Forecasts for stressful heat to only linger in the U.S. corn belt for a couple of days coupled with beneficial rains and cooler temperatures returning to the region next week takes some edge off prices, analysts said.

 

Weakness in energies, metals and Asian markets are casting a bearish theme on prices as well, with speculative traders expected to trim some length from the market, analysts added.

 

However, two-sided action maybe in store, as futures continue to hover in a sideways pattern, with the uncertainties of yield, output and acreage continuing to underpin prices, while favorable crop conditions attract profit-taking on rallies, a CBOT floor analyst said.

 

A technical analyst said a bullish weekly high close on Friday would provide market bulls with fresh upside technical momentum. The next upside price objective for November soybeans is to push and close prices above solid technical resistance at US$14.50 a bushel.
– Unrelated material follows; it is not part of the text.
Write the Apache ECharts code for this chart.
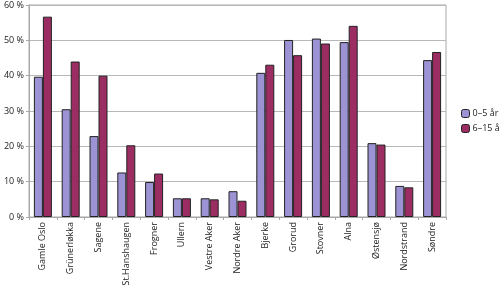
<!DOCTYPE html>
<html><head><meta charset="utf-8">
<script src="https://cdn.jsdelivr.net/npm/echarts@6/dist/echarts.min.js"></script>
<style>html,body{margin:0;padding:0;background:#fff}#c{width:500px;height:290px}</style>
</head><body><div id="c"></div>
<script>
const categories = ['Gamle Oslo','Grünerløkka','Sagene','St.Hanshaugen','Frogner','Ullern','Vestre Aker','Nordre Aker','Bjerke','Grorud','Stovner','Alna','Østensjø','Nordstrand','Søndre'];
const age0to5 = [39.7, 30.5, 22.9, 12.6, 9.9, 5.3, 5.3, 7.3, 40.8, 50.1, 50.5, 49.5, 20.9, 8.8, 44.4];
const age6to15 = [56.7, 44.0, 40.0, 20.3, 12.3, 5.3, 5.0, 4.6, 43.1, 45.8, 49.1, 54.1, 20.5, 8.4, 46.7];
const seriesNames = ['0–5 år', '6–15 år'];
const yTicks = [0, 10, 20, 30, 40, 50, 60];

const chart = echarts.init(document.getElementById('c'), null, {renderer: 'canvas'});
const font = 'Open Sans';
chart.setOption({
  animation: false,
  grid: {left: 29, right: 54, top: 5, bottom: 73, show: true, borderColor: '#a8a8a8', borderWidth: 1},
  legend: {
    orient: 'vertical', left: 456, top: 104, itemWidth: 8, itemHeight: 8, itemGap: 6,
    textStyle: {fontFamily: font, fontSize: 9, color: '#222', padding: [0,0,0,-2]},
    itemStyle: {borderColor: '#222', borderWidth: 1},
    data: seriesNames
  },
  xAxis: {
    type: 'category', data: categories,
    axisLine: {lineStyle: {color: '#a8a8a8'}},
    axisTick: {show: true, length: 3, lineStyle: {color: '#a8a8a8'}, alignWithLabel: false},
    axisLabel: {rotate: 90, margin: 5, fontFamily: font, fontSize: 9, color: '#222', interval: 0}
  },
  yAxis: {
    type: 'value', min: yTicks[0], max: yTicks[yTicks.length-1], interval: 10,
    axisLine: {show: true, lineStyle: {color: '#a8a8a8'}},
    axisTick: {show: true, length: 3, lineStyle: {color: '#a8a8a8'}},
    splitLine: {lineStyle: {color: '#b8b8b8'}},
    axisLabel: {formatter: v => v + ' %', fontFamily: font, fontSize: 9, color: '#222', margin: 5}
  },
  series: [
    {name: seriesNames[0], type: 'bar', data: age0to5, barWidth: 9, barGap: '0%',
     itemStyle: {color: '#9b93d3', borderColor: '#222', borderWidth: 1}},
    {name: seriesNames[1], type: 'bar', data: age6to15, barWidth: 9, barGap: '0%',
     itemStyle: {color: '#9c2d63', borderColor: '#222', borderWidth: 1}}
  ]
});
</script></body></html>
The next downside price objective is pushing and closing prices below solid technical support at this week's low of US$13.51.

 

First resistance for November soybeans is seen at Thursday's high of US$14.17 and then at this week's high of US$14.21. First support is seen at Thursday's low of US$13.87 and then at US$13.70.

 

The DTN Meteorlogix weather forecast continues to favor beneficial weather for flowering soybeans with no persistent hot or dry weather indicated. A brief period of temperatures reaching the middle 90s Fahrenheit is possible over the weekend or early next week before scattered showers and thunderstorms and cooler temperatures return.

 

In the U.S. Delta, temperatures above to much above normal combined with below normal rainfall will continue to stress developing soybeans during the next seven days, although there was some significant rainfall in central and northern Mississippi during the past 24 hours, Meteorlogix reports.

 

In deliveries, August soybean deliveries totaled 145 lots. Issuers and stoppers were scattered among various commission houses. The last trade date assigned was June 16.

 

In overseas markets, China's soybean futures traded on the Dalian Commodity Exchange settled sharply lower Friday on supply pressure and a weak sentiment. The benchmark January 2009 contract settled RMB145 lower at RMB4,402 a metric tonne.

 

Soybean prices in China's major producing regions were lower in the week to Friday, tracking a tumble in futures on the Dalian Commodity Exchange over the same period.

 

Chinese importers booked one to two cargoes of soybeans this week, commodity consultancy firm Shanghai JCI said Friday. The soybeans, from Argentina, are to be delivered in September, the firm said.

 

Crude palm oil futures on Malaysia's derivatives exchange ended 3.3% lower Friday, at a fresh closing low for this year, on pre-weekend profit-taking and spillover from weak crude and soyoil, trade participants said. The benchmark October contract on Bursa Malaysia Derivatives ended MYR100 lower, at MYR2,950 a metric tonne.